There is also a fundamental misconception of the role of a labor union in all this. Labor unions are organized for one simple purpose -- to represent their members. They are not there to create or alter the landscape of the marketplace or even to promote higher goals like creating a more vibrant artistic environment. That is the job of the artists, who are the creators, after all. So when a labor union defies a two-thirds vote of its local membership to pursue its own leadership's agenda, it has failed in its core task.

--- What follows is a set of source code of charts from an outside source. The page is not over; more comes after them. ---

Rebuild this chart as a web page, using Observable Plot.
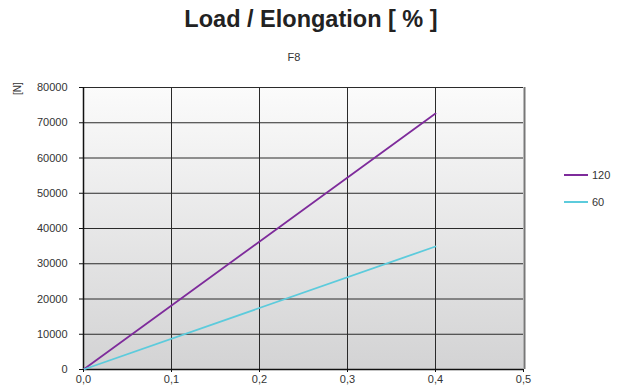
<!DOCTYPE html>
<html><head><meta charset="utf-8">
<script src="https://cdn.jsdelivr.net/npm/d3@7"></script>
<script src="https://cdn.jsdelivr.net/npm/@observablehq/plot@0.6"></script>
<style>
body{margin:0;background:#fff;font-family:"Liberation Sans",Arial,sans-serif;}
#wrap{position:relative;width:625px;height:392px;}
.t{position:absolute;color:#222;}
</style></head><body>
<div id="wrap">
<div class="t" id="title" style="left:0;width:622px;top:6px;text-align:center;font:bold 23.5px 'Liberation Sans',Arial,sans-serif;">Load / Elongation [ % ]</div>
<div class="t" style="left:0;width:588px;top:51px;text-align:center;font-size:11px;color:#333;">F8</div>
<div class="t" style="left:12px;font-size:10px;color:#333;transform:rotate(-90deg);transform-origin:left top;top:95px;">[N]</div>
<div id="legend"></div>
</div>
<script>
const elongation = [0.0, 0.4];
const load120 = [0, 72600];
const load60 = [0, 34900];
const seriesNames = ["120", "60"];
const seriesColors = ["#7e2b9b", "#5ccbdc"];
const xTicks = [0, 0.1, 0.2, 0.3, 0.4, 0.5];
const yTicks = [0, 10000, 20000, 30000, 40000, 50000, 60000, 70000, 80000];

const rows = [];
elongation.forEach((x, i) => {
  rows.push({x, y: load120[i], s: seriesNames[0]});
  rows.push({x, y: load60[i], s: seriesNames[1]});
});

const bgDefs = () => {
  const ns = "http://www.w3.org/2000/svg";
  const g = document.createElementNS(ns, "defs");
  g.innerHTML = `<linearGradient id="bg" x1="0" y1="0" x2="0" y2="1">
    <stop offset="0" stop-color="#fbfbfb"/><stop offset="1" stop-color="#d3d3d4"/></linearGradient>`;
  return g;
};
const fmtX = d => d.toFixed(1).replace(".", ",");
const fmtY = d => String(d);

const chart = Plot.plot({
  width: 625, height: 392,
  marginLeft: 83, marginRight: 102, marginTop: 87, marginBottom: 23,
  style: {fontFamily: "'Liberation Sans',Arial,sans-serif", fontSize: "11px", color: "#333", background: "transparent"},
  x: {domain: [0, 0.5], label: null},
  y: {domain: [0, 80000], label: null},
  color: {domain: seriesNames, range: seriesColors},
  marks: [
    bgDefs,
    Plot.frame({fill: "url(#bg)", stroke: null}),
    Plot.ruleX(xTicks.slice(1, -1), {stroke: "#2a2a2a", strokeWidth: 1}),
    Plot.ruleY(yTicks.slice(1), {stroke: "#2a2a2a", strokeWidth: 1}),
    Plot.ruleX([0.5], {stroke: "#777", strokeWidth: 2, dx: 1}),
    Plot.ruleX([0], {stroke: "#111", strokeWidth: 1.5}),
    Plot.ruleY([0], {stroke: "#111", strokeWidth: 1.5}),
    Plot.line(rows, {x: "x", y: "y", z: "s", stroke: "s", strokeWidth: 1.8}),
    Plot.axisX({ticks: xTicks, tickFormat: fmtX, tickSize: 3, tickPadding: 3, stroke: "#111", label: null}),
    Plot.axisY({ticks: yTicks, tickFormat: fmtY, tickSize: 4, tickPadding: 12, stroke: "#111", label: null})
  ]
});
chart.style.position = "absolute";
chart.style.left = "0"; chart.style.top = "0";
document.getElementById("wrap").prepend(chart);

const leg = document.getElementById("legend");
seriesNames.forEach((n, i) => {
  const d = document.createElement("div");
  d.className = "t";
  d.style.cssText = `left:564px;top:${169 + i * 27}px;font-size:11px;color:#333;display:flex;align-items:center;gap:4px;`;
  d.innerHTML = `<span style="display:inline-block;width:24px;height:2px;background:${seriesColors[i]}"></span><span>${n}</span>`;
  leg.appendChild(d);
});
</script>
</body></html>
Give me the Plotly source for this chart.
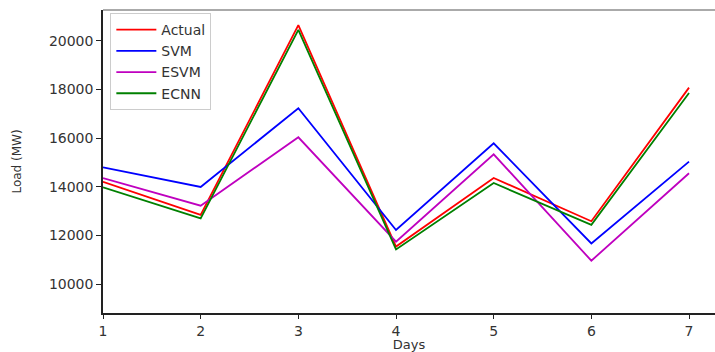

It is difficult to predict where this dispute will lead. The most likely outcome is some negotiated legal agreement which begins with the terms of a legally binding settlement signed almost 30 years ago establishing the 99-seat theater plan. That must be the starting point for any changes in the rules for L.A. theater, not an arbitrary ruling by a national leadership council that appears to have little understanding of L.A. theater, and even less ability to effectively communicate with and represent its membership.

A more ominous outcome would be a splitting of a union that has been in existence for more than one hundred years. This would not be unprecedented, since many unions that abandoned their membership were soon abandoned themselves. Unfortunately, Equity has been made serious missteps before, when it tried to stifle the Off-Broadway movement in the 1950s and the Off-Off-Broadway movement in 1960s, both of which represented periods of grassroots creative renaissance and produced some of the most important works and institutions in American theater. Hopefully, the Equity leadership will not continue to stand in the way of the continued creative blossoming of the Los Angeles theater community.